The pattern is familiar: you are busy on client work; bookkeeping becomes “we’ll sort it later.” Then filing season hits—and records are messy, receipts are missing, or income is under-reported. Stress spikes.

This article walks through frequent traps for Singapore freelancers and practical ways to avoid them.


1. Ignoring small or “one-off” income (very common)

Typical thoughts:

  • “It’s only a few dollars—doesn’t matter.”
  • “One-off payment, probably doesn’t need to be recorded.”
  • “The platform already took fees—that’s their problem.”

These are all risky assumptions.

If it’s business income (trade income in IRAS terms), size doesn’t excuse skipping the record.

Income people often forget to track

  • Small gigs on Fiverr / Upwork
  • PayPal / Wise inflows
  • Design, copywriting, or other project fees
  • Affiliate or ad revenue
  • Paid social or brand collaborations

The issue isn’t one tiny line—it’s accumulation. A few hundred SGD per month can be tens of thousands in a year.
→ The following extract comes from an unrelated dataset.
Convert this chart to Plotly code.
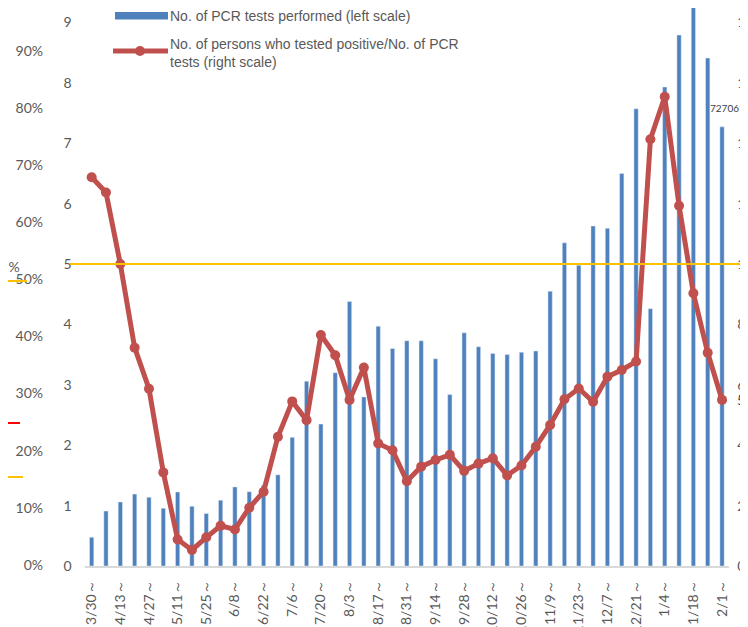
import plotly.graph_objects as go

# semanas (lunes de inicio)
weeks = ["3/30～", "4/6～", "4/13～", "4/20～", "4/27～", "5/4～", "5/11～", "5/18～", "5/25～",
         "6/1～", "6/8～", "6/15～", "6/22～", "6/29～", "7/6～", "7/13～", "7/20～", "7/27～",
         "8/3～", "8/10～", "8/17～", "8/24～", "8/31～", "9/7～", "9/14～", "9/21～", "9/28～",
         "10/5～", "10/12～", "10/19～", "10/26～", "11/2～", "11/9～", "11/16～", "11/23～",
         "11/30～", "12/7～", "12/14～", "12/21～", "12/28～", "1/4～", "1/11～", "1/18～",
         "1/25～", "2/1～"]

# tests PCR (en decenas de miles, escala izquierda)
tests = [0.475, 0.91, 1.06, 1.19, 1.14, 0.955, 1.225, 0.99, 0.87, 1.09, 1.31, 1.23, 1.34,
         1.51, 2.13, 3.06, 2.35, 3.20, 4.38, 2.80, 3.97, 3.60, 3.73, 3.73, 3.43, 2.84, 3.86,
         3.63, 3.52, 3.50, 3.54, 3.56, 4.55, 5.35, 4.98, 5.63, 5.59, 6.50, 7.57, 4.26, 7.93,
         8.79, 9.28, 8.41, 7.2706]

# positivos / tests (%, escala derecha)
positivity = [12.87, 12.37, 10.0, 7.23, 5.87, 3.10, 0.88, 0.53, 0.95, 1.33, 1.21, 1.93, 2.46,
              4.28, 5.45, 4.83, 7.65, 6.98, 5.50, 6.57, 4.06, 3.83, 2.81, 3.29, 3.51, 3.68,
              3.15, 3.39, 3.57, 3.00, 3.33, 3.95, 4.67, 5.52, 5.88, 5.44, 6.27, 6.49, 6.77,
              14.13, 15.54, 11.93, 9.03, 7.06, 5.50]

threshold = 10  # linea amarilla (escala derecha)
last_label = "72706"
last_rate_label = "5.5%"

# la pagina tiene 8px de margen en el body
OFF = 8
W, H = 740, 619
BASE = 566          # y del eje x en la ventana
PH = BASE - OFF     # alto del area de trazado
BOTTOM = H - PH


def px(x):
    return (x - OFF) / W


def py(y):
    return (BASE - y) / PH


grey = "#595959"
tickfont = dict(family="Lato", size=14, color=grey)

fig = go.Figure()
fig.add_trace(go.Bar(x=weeks, y=tests, marker_color="#4F81BD", width=0.3,
                     name="No. of PCR tests performed (left scale)"))
fig.add_trace(go.Scatter(x=weeks, y=positivity, yaxis="y2", mode="lines+markers",
                         line=dict(color="#C0504D", width=5),
                         marker=dict(size=10, color="#C0504D"),
                         name="No. of persons who tested positive/No. of PCR tests (right scale)"))
# eje de porcentajes de fondo (otro grafico)
fig.add_trace(go.Scatter(x=[weeks[0]], y=[None], yaxis="y3", showlegend=False,
                         hoverinfo="skip"))

fig.update_layout(
    width=W, height=H,
    margin=dict(l=0, r=0, t=0, b=BOTTOM),
    paper_bgcolor="white", plot_bgcolor="white",
    showlegend=False,
    xaxis=dict(domain=[px(84.5), px(729.2)], type="category", range=[-0.5, 44.5],
               tickvals=weeks[::2], ticktext=weeks[::2], tickangle=-90,
               tickfont=dict(family="Lato", size=14, color=grey),
               showline=True, linecolor="#D9D9D9", linewidth=1.5,
               ticks="", showgrid=False, ticklabelstandoff=7, automargin=False),
    yaxis=dict(range=[0, PH / 60.4], tickvals=list(range(10)), showgrid=False,
               zeroline=False, tickfont=tickfont, ticks="", ticklabelstandoff=12,
               automargin=False),
    yaxis2=dict(range=[0, PH / 30.2], overlaying="y", side="right", anchor="x",
                tickvals=list(range(0, 20, 2)), ticksuffix="%", showgrid=False,
                zeroline=False, tickfont=tickfont, ticks="", ticklabelstandoff=7,
                automargin=False),
    yaxis3=dict(range=[-1 / 573.5, (567 - OFF) / 573.5], overlaying="y", side="left",
                anchor="free", position=px(43), tickvals=[i / 10 for i in range(10)],
                tickformat=".0%", showgrid=False, zeroline=False, tickfont=tickfont,
                ticks="", automargin=False),
)

shapes = [
    # linea umbral
    dict(type="line", xref="paper", yref="y2", x0=px(70), x1=1, y0=threshold, y1=threshold,
         line=dict(color="#FFC000", width=2), layer="above"),
    # restos del otro grafico
    dict(type="line", xref="paper", yref="paper", x0=px(8), x1=px(27), y0=py(281), y1=py(281),
         line=dict(color="#FFC000", width=2)),
    dict(type="line", xref="paper", yref="paper", x0=0, x1=px(20), y0=py(423), y1=py(423),
         line=dict(color="#FF0000", width=2)),
    dict(type="line", xref="paper", yref="paper", x0=0, x1=px(23), y0=py(477), y1=py(477),
         line=dict(color="#FFC000", width=2)),
    # leyenda
    dict(type="rect", xref="paper", yref="paper", x0=px(115), x1=px(168), y0=py(19.5), y1=py(12),
         fillcolor="#4F81BD", line=dict(width=0)),
    dict(type="line", xref="paper", yref="paper", x0=px(113), x1=px(168), y0=py(51), y1=py(51),
         line=dict(color="#C0504D", width=5)),
    dict(type="circle", xref="paper", yref="paper", x0=px(135), x1=px(145),
         y0=py(56), y1=py(46), fillcolor="#C0504D", line=dict(width=0)),
]
fig.update_layout(shapes=shapes)

legfont = dict(family="Liberation Sans", size=14, color=grey)
fig.add_annotation(xref="paper", yref="paper", x=px(168), y=py(16), xanchor="left",
                   yanchor="middle", showarrow=False, font=legfont,
                   text="No. of PCR tests performed (left scale)")
fig.add_annotation(xref="paper", yref="paper", x=px(168), y=py(53), xanchor="left",
                   yanchor="middle", showarrow=False, font=legfont, align="left",
                   text="No. of persons who tested positive/No. of PCR<br>tests (right scale)")
fig.add_annotation(xref="x", yref="y", x=weeks[-1], y=tests[-1], xshift=2, yshift=19,
                   showarrow=False, text=last_label,
                   font=dict(family="Lato", size=10, color="#404040"))
fig.add_annotation(xref="paper", yref="y2", x=px(735), y=positivity[-1], xanchor="left",
                   showarrow=False, text=last_rate_label,
                   font=dict(family="Lato", size=14, color="#404040"))
fig.add_annotation(xref="paper", yref="paper", x=px(22), y=py(266), xanchor="right",
                   showarrow=False, text=".9%", font=tickfont)

fig.write_html("out.html")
Under-reporting can mean back taxes and penalties.


2. Receipt chaos (what really slows you down)

The second big problem isn’t income—it’s proof of expenses.

Typical situations

  • Paper receipts stuffed in a bag—then lost
  • Email receipts with no labels or folders
  • Screenshots in chat apps
  • Month-end catch-up when you no longer remember what a purchase was for

What goes wrong

  • Harder to support deductible expenses
  • Hours lost reconciling
  • More mistakes

3. Misjudging what you can claim

Another trap: assuming “if it’s work-related, I can deduct it.”

Not always—not for private meals, routine commuting, personal items, or mixed-use costs without a reasonable split and records.

Often claimable (when truly for the business)

  • Software subscriptions (design, AI tools, etc.)
  • Advertising spend
  • Website / hosting
  • Platform fees
  • Office supplies

Link the spend to earning income—and keep a record.


4. Multi-currency mess

Many Singapore freelancers bill overseas clients in USD, EUR, HKD, TWD, etc.

Common mistakes

  • Logging only the foreign amount with no SGD equivalent
  • Using a different FX source every time
  • Not noting which rate you used

Better practice

  • Normalise to SGD for your own P&L and summaries
  • Use a consistent rule (e.g. rate on payment date, or your bank’s credited amount)
  • Keep the original currency and rate where you can

5. Leaving everything until year-end

“No bookkeeping until December” creates:

  • Hundreds of lines to reconcile
  • Missing receipts
  • Overwhelm

Bookkeeping isn’t hard—procrastination makes it hard.


Quick habits

  • Spend 5–10 minutes a week on receipts
  • Split income vs expenses clearly
  • Log on your phone when the transaction happens—it beats reconstruction later

Takeaway

The biggest risk for freelancers isn’t “tax is scary”—it’s no routine records.

If you capture transactions as you go, use simple categories, and review regularly, filing with IRAS becomes far more manageable.


General information only; not tax or legal advice.